§ **Stated problem**:
Your task is to give the listing below back word for word, pictures excluded.

-------- Recorded information --------

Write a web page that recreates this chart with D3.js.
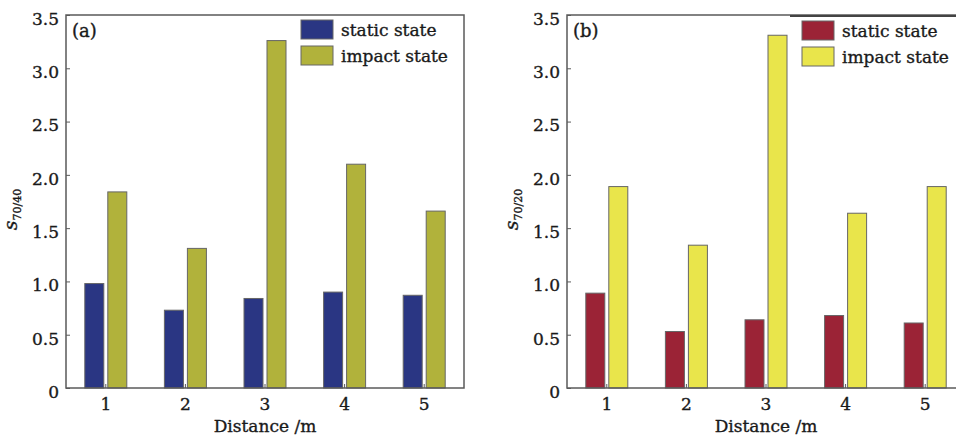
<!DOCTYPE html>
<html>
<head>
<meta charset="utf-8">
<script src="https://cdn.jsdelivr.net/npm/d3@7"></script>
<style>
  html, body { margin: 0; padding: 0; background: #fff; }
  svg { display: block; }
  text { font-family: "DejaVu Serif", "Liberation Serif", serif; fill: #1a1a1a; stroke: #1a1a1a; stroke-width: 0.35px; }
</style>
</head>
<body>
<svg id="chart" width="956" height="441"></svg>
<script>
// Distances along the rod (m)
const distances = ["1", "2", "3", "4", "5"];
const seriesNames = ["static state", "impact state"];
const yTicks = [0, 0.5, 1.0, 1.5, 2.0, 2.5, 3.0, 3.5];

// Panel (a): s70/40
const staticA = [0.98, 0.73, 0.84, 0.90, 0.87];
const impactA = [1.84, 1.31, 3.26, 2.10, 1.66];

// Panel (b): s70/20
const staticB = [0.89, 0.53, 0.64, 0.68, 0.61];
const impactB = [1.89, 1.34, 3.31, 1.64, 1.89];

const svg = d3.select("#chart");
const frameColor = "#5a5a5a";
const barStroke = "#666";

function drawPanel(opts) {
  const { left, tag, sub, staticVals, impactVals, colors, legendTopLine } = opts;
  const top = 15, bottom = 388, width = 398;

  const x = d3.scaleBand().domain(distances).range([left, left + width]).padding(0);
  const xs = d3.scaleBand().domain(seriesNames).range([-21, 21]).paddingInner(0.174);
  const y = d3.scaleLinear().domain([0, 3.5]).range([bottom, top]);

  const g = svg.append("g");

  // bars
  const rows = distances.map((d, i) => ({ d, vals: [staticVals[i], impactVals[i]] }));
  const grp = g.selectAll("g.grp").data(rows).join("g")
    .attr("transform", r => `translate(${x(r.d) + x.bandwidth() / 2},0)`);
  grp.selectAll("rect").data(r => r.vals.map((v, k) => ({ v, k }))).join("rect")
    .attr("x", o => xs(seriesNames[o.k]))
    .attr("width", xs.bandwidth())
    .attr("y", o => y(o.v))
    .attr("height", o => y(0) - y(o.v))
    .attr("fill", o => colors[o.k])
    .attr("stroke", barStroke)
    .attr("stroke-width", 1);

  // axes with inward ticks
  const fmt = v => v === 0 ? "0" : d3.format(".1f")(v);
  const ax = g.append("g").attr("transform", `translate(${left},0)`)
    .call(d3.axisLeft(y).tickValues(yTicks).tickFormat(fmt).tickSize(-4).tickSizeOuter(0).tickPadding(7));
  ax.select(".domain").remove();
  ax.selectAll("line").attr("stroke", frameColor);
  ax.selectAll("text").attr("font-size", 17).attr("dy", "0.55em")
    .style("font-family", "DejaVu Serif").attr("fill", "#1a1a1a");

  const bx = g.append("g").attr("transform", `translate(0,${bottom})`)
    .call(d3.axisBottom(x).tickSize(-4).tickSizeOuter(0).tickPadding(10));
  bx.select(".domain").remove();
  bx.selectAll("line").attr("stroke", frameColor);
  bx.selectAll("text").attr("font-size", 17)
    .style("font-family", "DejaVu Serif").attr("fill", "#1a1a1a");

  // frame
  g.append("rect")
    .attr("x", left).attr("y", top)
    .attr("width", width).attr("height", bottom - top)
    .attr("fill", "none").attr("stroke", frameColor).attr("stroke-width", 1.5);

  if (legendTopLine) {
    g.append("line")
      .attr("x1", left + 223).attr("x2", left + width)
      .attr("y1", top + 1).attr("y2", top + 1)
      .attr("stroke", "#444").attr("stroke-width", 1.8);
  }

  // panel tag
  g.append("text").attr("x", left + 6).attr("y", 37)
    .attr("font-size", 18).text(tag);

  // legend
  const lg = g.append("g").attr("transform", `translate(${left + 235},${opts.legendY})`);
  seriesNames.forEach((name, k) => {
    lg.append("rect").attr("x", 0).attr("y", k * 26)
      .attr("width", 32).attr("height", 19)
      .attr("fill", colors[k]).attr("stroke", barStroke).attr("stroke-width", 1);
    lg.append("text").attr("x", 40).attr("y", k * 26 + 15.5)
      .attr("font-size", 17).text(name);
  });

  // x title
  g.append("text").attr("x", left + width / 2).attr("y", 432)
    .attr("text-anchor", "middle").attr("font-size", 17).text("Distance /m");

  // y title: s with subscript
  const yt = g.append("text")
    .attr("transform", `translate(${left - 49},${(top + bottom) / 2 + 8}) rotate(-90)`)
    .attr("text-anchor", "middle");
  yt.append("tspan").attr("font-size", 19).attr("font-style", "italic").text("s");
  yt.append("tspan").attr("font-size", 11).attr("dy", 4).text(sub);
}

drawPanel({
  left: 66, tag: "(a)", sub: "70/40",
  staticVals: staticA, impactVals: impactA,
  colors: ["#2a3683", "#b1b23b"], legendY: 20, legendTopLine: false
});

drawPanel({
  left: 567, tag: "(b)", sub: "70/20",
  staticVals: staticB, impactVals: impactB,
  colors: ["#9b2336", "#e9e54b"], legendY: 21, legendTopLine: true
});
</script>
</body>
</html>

--------

§ **Answer to the task**:
Write a web page that recreates this chart with D3.js.
<!DOCTYPE html>
<html>
<head>
<meta charset="utf-8">
<script src="https://cdn.jsdelivr.net/npm/d3@7"></script>
<style>
  html, body { margin: 0; padding: 0; background: #fff; }
  svg { display: block; }
  text { font-family: "DejaVu Serif", "Liberation Serif", serif; fill: #1a1a1a; stroke: #1a1a1a; stroke-width: 0.35px; }
</style>
</head>
<body>
<svg id="chart" width="956" height="441"></svg>
<script>
// Distances along the rod (m)
const distances = ["1", "2", "3", "4", "5"];
const seriesNames = ["static state", "impact state"];
const yTicks = [0, 0.5, 1.0, 1.5, 2.0, 2.5, 3.0, 3.5];

// Panel (a): s70/40
const staticA = [0.98, 0.73, 0.84, 0.90, 0.87];
const impactA = [1.84, 1.31, 3.26, 2.10, 1.66];

// Panel (b): s70/20
const staticB = [0.89, 0.53, 0.64, 0.68, 0.61];
const impactB = [1.89, 1.34, 3.31, 1.64, 1.89];

const svg = d3.select("#chart");
const frameColor = "#5a5a5a";
const barStroke = "#666";

function drawPanel(opts) {
  const { left, tag, sub, staticVals, impactVals, colors, legendTopLine } = opts;
  const top = 15, bottom = 388, width = 398;

  const x = d3.scaleBand().domain(distances).range([left, left + width]).padding(0);
  const xs = d3.scaleBand().domain(seriesNames).range([-21, 21]).paddingInner(0.174);
  const y = d3.scaleLinear().domain([0, 3.5]).range([bottom, top]);

  const g = svg.append("g");

  // bars
  const rows = distances.map((d, i) => ({ d, vals: [staticVals[i], impactVals[i]] }));
  const grp = g.selectAll("g.grp").data(rows).join("g")
    .attr("transform", r => `translate(${x(r.d) + x.bandwidth() / 2},0)`);
  grp.selectAll("rect").data(r => r.vals.map((v, k) => ({ v, k }))).join("rect")
    .attr("x", o => xs(seriesNames[o.k]))
    .attr("width", xs.bandwidth())
    .attr("y", o => y(o.v))
    .attr("height", o => y(0) - y(o.v))
    .attr("fill", o => colors[o.k])
    .attr("stroke", barStroke)
    .attr("stroke-width", 1);

  // axes with inward ticks
  const fmt = v => v === 0 ? "0" : d3.format(".1f")(v);
  const ax = g.append("g").attr("transform", `translate(${left},0)`)
    .call(d3.axisLeft(y).tickValues(yTicks).tickFormat(fmt).tickSize(-4).tickSizeOuter(0).tickPadding(7));
  ax.select(".domain").remove();
  ax.selectAll("line").attr("stroke", frameColor);
  ax.selectAll("text").attr("font-size", 17).attr("dy", "0.55em")
    .style("font-family", "DejaVu Serif").attr("fill", "#1a1a1a");

  const bx = g.append("g").attr("transform", `translate(0,${bottom})`)
    .call(d3.axisBottom(x).tickSize(-4).tickSizeOuter(0).tickPadding(10));
  bx.select(".domain").remove();
  bx.selectAll("line").attr("stroke", frameColor);
  bx.selectAll("text").attr("font-size", 17)
    .style("font-family", "DejaVu Serif").attr("fill", "#1a1a1a");

  // frame
  g.append("rect")
    .attr("x", left).attr("y", top)
    .attr("width", width).attr("height", bottom - top)
    .attr("fill", "none").attr("stroke", frameColor).attr("stroke-width", 1.5);

  if (legendTopLine) {
    g.append("line")
      .attr("x1", left + 223).attr("x2", left + width)
      .attr("y1", top + 1).attr("y2", top + 1)
      .attr("stroke", "#444").attr("stroke-width", 1.8);
  }

  // panel tag
  g.append("text").attr("x", left + 6).attr("y", 37)
    .attr("font-size", 18).text(tag);

  // legend
  const lg = g.append("g").attr("transform", `translate(${left + 235},${opts.legendY})`);
  seriesNames.forEach((name, k) => {
    lg.append("rect").attr("x", 0).attr("y", k * 26)
      .attr("width", 32).attr("height", 19)
      .attr("fill", colors[k]).attr("stroke", barStroke).attr("stroke-width", 1);
    lg.append("text").attr("x", 40).attr("y", k * 26 + 15.5)
      .attr("font-size", 17).text(name);
  });

  // x title
  g.append("text").attr("x", left + width / 2).attr("y", 432)
    .attr("text-anchor", "middle").attr("font-size", 17).text("Distance /m");

  // y title: s with subscript
  const yt = g.append("text")
    .attr("transform", `translate(${left - 49},${(top + bottom) / 2 + 8}) rotate(-90)`)
    .attr("text-anchor", "middle");
  yt.append("tspan").attr("font-size", 19).attr("font-style", "italic").text("s");
  yt.append("tspan").attr("font-size", 11).attr("dy", 4).text(sub);
}

drawPanel({
  left: 66, tag: "(a)", sub: "70/40",
  staticVals: staticA, impactVals: impactA,
  colors: ["#2a3683", "#b1b23b"], legendY: 20, legendTopLine: false
});

drawPanel({
  left: 567, tag: "(b)", sub: "70/20",
  staticVals: staticB, impactVals: impactB,
  colors: ["#9b2336", "#e9e54b"], legendY: 21, legendTopLine: true
});
</script>
</body>
</html>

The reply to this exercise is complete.